PROBLEM REQUIREMENTS: Extract every line that contains the word "this".

Source code of charts:
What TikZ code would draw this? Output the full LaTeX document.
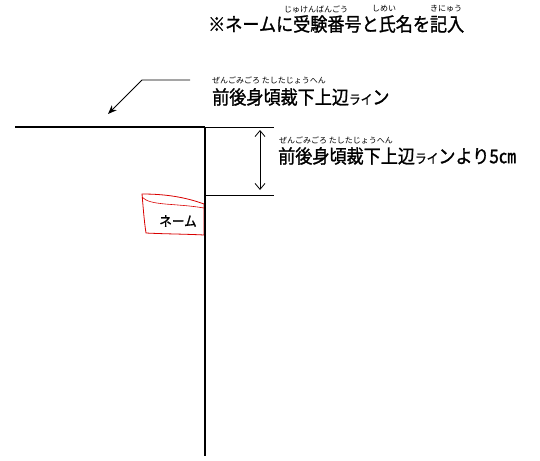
\documentclass[tikz,border=0pt]{standalone}
\usepackage{fontspec}
\newfontfamily\jp{Noto Sans CJK JP}
\newfontfamily\jpmain[FakeStretch=0.9,FakeBold=1.2]{Noto Sans CJK JP}
\usetikzlibrary{arrows.meta}
\begin{document}
\begin{tikzpicture}[x=1pt,y=-1pt,
  main/.style={inner sep=0pt,anchor=west,font=\jpmain\fontsize{19}{19}\selectfont},
  ruby/.style={inner sep=0pt,anchor=west,font=\jp\fontsize{8}{8}\selectfont},
  thick line/.style={line width=2pt,black},
  thin line/.style={line width=0.8pt,black}]
\useasboundingbox (0,0) rectangle (540,460);
% title
\node[main] (title) at (208,24) {※ネームに受験番号と氏名を記入};
\node[ruby] (r1) at (284,9) {じゅけんばんごう};
\node[ruby] (r2) at (372,9) {しめい};
\node[ruby] (r3) at (430,9) {きにゅう};
% top label
\node[main] (lab1) at (212,97) {前後身頃裁下上辺{\fontsize{13}{13}\selectfont ライ}ン};
\node[ruby] (r4) at (212,80) {ぜんごみごろ\ たしたじょうへん};
\coordinate (a0) at (190,80);
\coordinate (a1) at (142,80);
\coordinate (a2) at (108,114);
\draw[thin line,-{Stealth[length=9pt,width=7pt]}] (a0) -- (a1) -- (a2);
% name tag
\draw[red!85!black,line width=0.8pt,fill=white]
  (142,194) .. controls (165,194) and (185,197) .. (204,204)
  -- (204,235) .. controls (185,234) and (165,234) .. (146,233)
  .. controls (144,220) and (143,205) .. (142,194) -- cycle;
\draw[red!85!black,line width=0.6pt]
  (142,197) .. controls (150,206) and (175,203) .. (204,208);
\node[inner sep=0pt,font=\jpmain\fontsize{14}{14}\selectfont] (tag) at (178,221) {ネーム};
% lines
\coordinate (h0) at (15,127);
\coordinate (c) at (205,127);
\coordinate (v1) at (205,456);
\draw[thick line] (h0) -- (c);
\draw[thick line] (c) -- (v1);
\coordinate (t0) at (205,127);
\coordinate (t1) at (274,127);
\coordinate (b0) at (205,195);
\coordinate (b1) at (274,195);
\draw[thin line] (t0) -- (t1);
\draw[thin line] (b0) -- (b1);
\coordinate (d0) at (260,130);
\coordinate (d1) at (260,190);
\draw[thin line,{Straight Barb[length=6pt,width=10pt]}-{Straight Barb[length=6pt,width=10pt]}] (d0) -- (d1);
% right label
\node[main] (lab2) at (278,156) {前後身頃裁下上辺{\fontsize{13}{13}\selectfont ライ}ンより5㎝};
\node[ruby] (r5) at (279,140) {ぜんごみごろ\ たしたじょうへん};
\end{tikzpicture}
\end{document}
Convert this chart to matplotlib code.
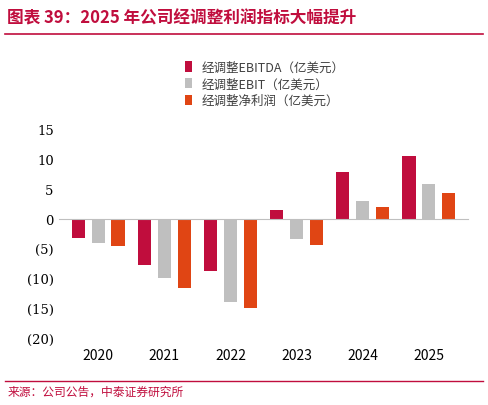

WORKED SOLUTION:
What TikZ code would draw this? Output the full LaTeX document.
Convert this chart to matplotlib code.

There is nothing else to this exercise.